» **Directions**
Retype the listing that follows, exactly as written.
—————
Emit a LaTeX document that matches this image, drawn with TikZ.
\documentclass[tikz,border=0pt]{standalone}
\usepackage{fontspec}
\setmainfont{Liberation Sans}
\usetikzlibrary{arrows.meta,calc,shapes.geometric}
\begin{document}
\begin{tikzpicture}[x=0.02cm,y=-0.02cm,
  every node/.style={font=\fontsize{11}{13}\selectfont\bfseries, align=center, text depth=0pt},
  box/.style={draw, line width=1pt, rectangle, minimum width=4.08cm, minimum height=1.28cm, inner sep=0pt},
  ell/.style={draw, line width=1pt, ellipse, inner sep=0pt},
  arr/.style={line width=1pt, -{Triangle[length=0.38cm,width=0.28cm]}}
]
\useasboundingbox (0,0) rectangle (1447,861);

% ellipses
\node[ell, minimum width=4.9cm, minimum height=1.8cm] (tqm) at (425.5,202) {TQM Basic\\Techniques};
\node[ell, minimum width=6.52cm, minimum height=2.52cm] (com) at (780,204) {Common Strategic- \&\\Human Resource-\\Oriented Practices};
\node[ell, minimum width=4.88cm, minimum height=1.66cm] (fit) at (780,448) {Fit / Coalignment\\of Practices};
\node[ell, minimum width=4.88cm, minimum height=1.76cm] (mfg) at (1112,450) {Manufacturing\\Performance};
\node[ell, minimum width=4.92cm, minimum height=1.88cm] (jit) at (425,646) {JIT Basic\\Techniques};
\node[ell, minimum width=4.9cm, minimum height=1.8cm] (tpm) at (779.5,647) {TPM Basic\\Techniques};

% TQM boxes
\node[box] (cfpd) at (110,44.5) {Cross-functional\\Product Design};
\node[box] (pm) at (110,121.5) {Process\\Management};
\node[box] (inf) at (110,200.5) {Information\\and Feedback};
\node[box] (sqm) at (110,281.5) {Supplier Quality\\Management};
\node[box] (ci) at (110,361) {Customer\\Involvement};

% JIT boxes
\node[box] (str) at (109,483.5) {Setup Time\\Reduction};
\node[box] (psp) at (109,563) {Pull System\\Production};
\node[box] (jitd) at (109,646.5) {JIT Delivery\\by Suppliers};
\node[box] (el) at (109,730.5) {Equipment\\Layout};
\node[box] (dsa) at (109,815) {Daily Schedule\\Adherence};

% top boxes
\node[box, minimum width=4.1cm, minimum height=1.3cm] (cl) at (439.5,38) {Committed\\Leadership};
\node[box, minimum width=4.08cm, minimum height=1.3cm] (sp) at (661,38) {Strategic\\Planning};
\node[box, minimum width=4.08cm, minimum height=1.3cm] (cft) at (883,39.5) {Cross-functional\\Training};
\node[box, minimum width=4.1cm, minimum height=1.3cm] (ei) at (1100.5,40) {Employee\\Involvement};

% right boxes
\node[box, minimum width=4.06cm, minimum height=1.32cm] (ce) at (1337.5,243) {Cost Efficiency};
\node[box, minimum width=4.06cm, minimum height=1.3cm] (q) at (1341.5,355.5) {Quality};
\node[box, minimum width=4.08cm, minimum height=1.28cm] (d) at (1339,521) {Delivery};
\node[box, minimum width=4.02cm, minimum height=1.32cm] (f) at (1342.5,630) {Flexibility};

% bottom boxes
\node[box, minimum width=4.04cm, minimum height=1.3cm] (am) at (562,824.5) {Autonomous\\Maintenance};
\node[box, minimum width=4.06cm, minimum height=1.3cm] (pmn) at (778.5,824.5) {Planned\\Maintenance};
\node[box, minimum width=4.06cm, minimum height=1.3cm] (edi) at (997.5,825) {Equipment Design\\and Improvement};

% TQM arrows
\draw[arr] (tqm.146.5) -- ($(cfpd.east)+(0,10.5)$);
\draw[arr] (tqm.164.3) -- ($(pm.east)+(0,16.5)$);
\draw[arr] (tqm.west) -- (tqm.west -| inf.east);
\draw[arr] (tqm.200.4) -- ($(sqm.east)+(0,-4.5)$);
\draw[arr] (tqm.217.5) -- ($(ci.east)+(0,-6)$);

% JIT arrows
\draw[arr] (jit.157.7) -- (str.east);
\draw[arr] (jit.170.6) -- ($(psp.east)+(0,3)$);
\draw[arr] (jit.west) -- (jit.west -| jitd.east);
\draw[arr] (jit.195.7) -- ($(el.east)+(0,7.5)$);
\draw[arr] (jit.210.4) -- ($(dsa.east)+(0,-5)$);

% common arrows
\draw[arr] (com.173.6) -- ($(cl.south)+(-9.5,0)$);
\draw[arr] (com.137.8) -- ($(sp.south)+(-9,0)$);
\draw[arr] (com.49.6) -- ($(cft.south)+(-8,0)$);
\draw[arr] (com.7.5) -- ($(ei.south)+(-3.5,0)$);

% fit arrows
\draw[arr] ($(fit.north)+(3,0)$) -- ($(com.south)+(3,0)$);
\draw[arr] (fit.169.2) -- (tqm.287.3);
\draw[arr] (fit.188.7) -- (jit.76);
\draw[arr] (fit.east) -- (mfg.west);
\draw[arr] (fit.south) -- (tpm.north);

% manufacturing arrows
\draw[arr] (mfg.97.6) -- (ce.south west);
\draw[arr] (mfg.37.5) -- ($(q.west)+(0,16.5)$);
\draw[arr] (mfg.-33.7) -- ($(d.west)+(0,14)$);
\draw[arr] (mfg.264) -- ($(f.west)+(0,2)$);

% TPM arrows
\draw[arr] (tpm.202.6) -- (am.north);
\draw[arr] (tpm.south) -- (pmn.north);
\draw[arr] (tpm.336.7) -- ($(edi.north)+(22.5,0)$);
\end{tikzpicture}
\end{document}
—————
» **Result for this task**
Emit a LaTeX document that matches this image, drawn with TikZ.
\documentclass[tikz,border=0pt]{standalone}
\usepackage{fontspec}
\setmainfont{Liberation Sans}
\usetikzlibrary{arrows.meta,calc,shapes.geometric}
\begin{document}
\begin{tikzpicture}[x=0.02cm,y=-0.02cm,
  every node/.style={font=\fontsize{11}{13}\selectfont\bfseries, align=center, text depth=0pt},
  box/.style={draw, line width=1pt, rectangle, minimum width=4.08cm, minimum height=1.28cm, inner sep=0pt},
  ell/.style={draw, line width=1pt, ellipse, inner sep=0pt},
  arr/.style={line width=1pt, -{Triangle[length=0.38cm,width=0.28cm]}}
]
\useasboundingbox (0,0) rectangle (1447,861);

% ellipses
\node[ell, minimum width=4.9cm, minimum height=1.8cm] (tqm) at (425.5,202) {TQM Basic\\Techniques};
\node[ell, minimum width=6.52cm, minimum height=2.52cm] (com) at (780,204) {Common Strategic- \&\\Human Resource-\\Oriented Practices};
\node[ell, minimum width=4.88cm, minimum height=1.66cm] (fit) at (780,448) {Fit / Coalignment\\of Practices};
\node[ell, minimum width=4.88cm, minimum height=1.76cm] (mfg) at (1112,450) {Manufacturing\\Performance};
\node[ell, minimum width=4.92cm, minimum height=1.88cm] (jit) at (425,646) {JIT Basic\\Techniques};
\node[ell, minimum width=4.9cm, minimum height=1.8cm] (tpm) at (779.5,647) {TPM Basic\\Techniques};

% TQM boxes
\node[box] (cfpd) at (110,44.5) {Cross-functional\\Product Design};
\node[box] (pm) at (110,121.5) {Process\\Management};
\node[box] (inf) at (110,200.5) {Information\\and Feedback};
\node[box] (sqm) at (110,281.5) {Supplier Quality\\Management};
\node[box] (ci) at (110,361) {Customer\\Involvement};

% JIT boxes
\node[box] (str) at (109,483.5) {Setup Time\\Reduction};
\node[box] (psp) at (109,563) {Pull System\\Production};
\node[box] (jitd) at (109,646.5) {JIT Delivery\\by Suppliers};
\node[box] (el) at (109,730.5) {Equipment\\Layout};
\node[box] (dsa) at (109,815) {Daily Schedule\\Adherence};

% top boxes
\node[box, minimum width=4.1cm, minimum height=1.3cm] (cl) at (439.5,38) {Committed\\Leadership};
\node[box, minimum width=4.08cm, minimum height=1.3cm] (sp) at (661,38) {Strategic\\Planning};
\node[box, minimum width=4.08cm, minimum height=1.3cm] (cft) at (883,39.5) {Cross-functional\\Training};
\node[box, minimum width=4.1cm, minimum height=1.3cm] (ei) at (1100.5,40) {Employee\\Involvement};

% right boxes
\node[box, minimum width=4.06cm, minimum height=1.32cm] (ce) at (1337.5,243) {Cost Efficiency};
\node[box, minimum width=4.06cm, minimum height=1.3cm] (q) at (1341.5,355.5) {Quality};
\node[box, minimum width=4.08cm, minimum height=1.28cm] (d) at (1339,521) {Delivery};
\node[box, minimum width=4.02cm, minimum height=1.32cm] (f) at (1342.5,630) {Flexibility};

% bottom boxes
\node[box, minimum width=4.04cm, minimum height=1.3cm] (am) at (562,824.5) {Autonomous\\Maintenance};
\node[box, minimum width=4.06cm, minimum height=1.3cm] (pmn) at (778.5,824.5) {Planned\\Maintenance};
\node[box, minimum width=4.06cm, minimum height=1.3cm] (edi) at (997.5,825) {Equipment Design\\and Improvement};

% TQM arrows
\draw[arr] (tqm.146.5) -- ($(cfpd.east)+(0,10.5)$);
\draw[arr] (tqm.164.3) -- ($(pm.east)+(0,16.5)$);
\draw[arr] (tqm.west) -- (tqm.west -| inf.east);
\draw[arr] (tqm.200.4) -- ($(sqm.east)+(0,-4.5)$);
\draw[arr] (tqm.217.5) -- ($(ci.east)+(0,-6)$);

% JIT arrows
\draw[arr] (jit.157.7) -- (str.east);
\draw[arr] (jit.170.6) -- ($(psp.east)+(0,3)$);
\draw[arr] (jit.west) -- (jit.west -| jitd.east);
\draw[arr] (jit.195.7) -- ($(el.east)+(0,7.5)$);
\draw[arr] (jit.210.4) -- ($(dsa.east)+(0,-5)$);

% common arrows
\draw[arr] (com.173.6) -- ($(cl.south)+(-9.5,0)$);
\draw[arr] (com.137.8) -- ($(sp.south)+(-9,0)$);
\draw[arr] (com.49.6) -- ($(cft.south)+(-8,0)$);
\draw[arr] (com.7.5) -- ($(ei.south)+(-3.5,0)$);

% fit arrows
\draw[arr] ($(fit.north)+(3,0)$) -- ($(com.south)+(3,0)$);
\draw[arr] (fit.169.2) -- (tqm.287.3);
\draw[arr] (fit.188.7) -- (jit.76);
\draw[arr] (fit.east) -- (mfg.west);
\draw[arr] (fit.south) -- (tpm.north);

% manufacturing arrows
\draw[arr] (mfg.97.6) -- (ce.south west);
\draw[arr] (mfg.37.5) -- ($(q.west)+(0,16.5)$);
\draw[arr] (mfg.-33.7) -- ($(d.west)+(0,14)$);
\draw[arr] (mfg.264) -- ($(f.west)+(0,2)$);

% TPM arrows
\draw[arr] (tpm.202.6) -- (am.north);
\draw[arr] (tpm.south) -- (pmn.north);
\draw[arr] (tpm.336.7) -- ($(edi.north)+(22.5,0)$);
\end{tikzpicture}
\end{document}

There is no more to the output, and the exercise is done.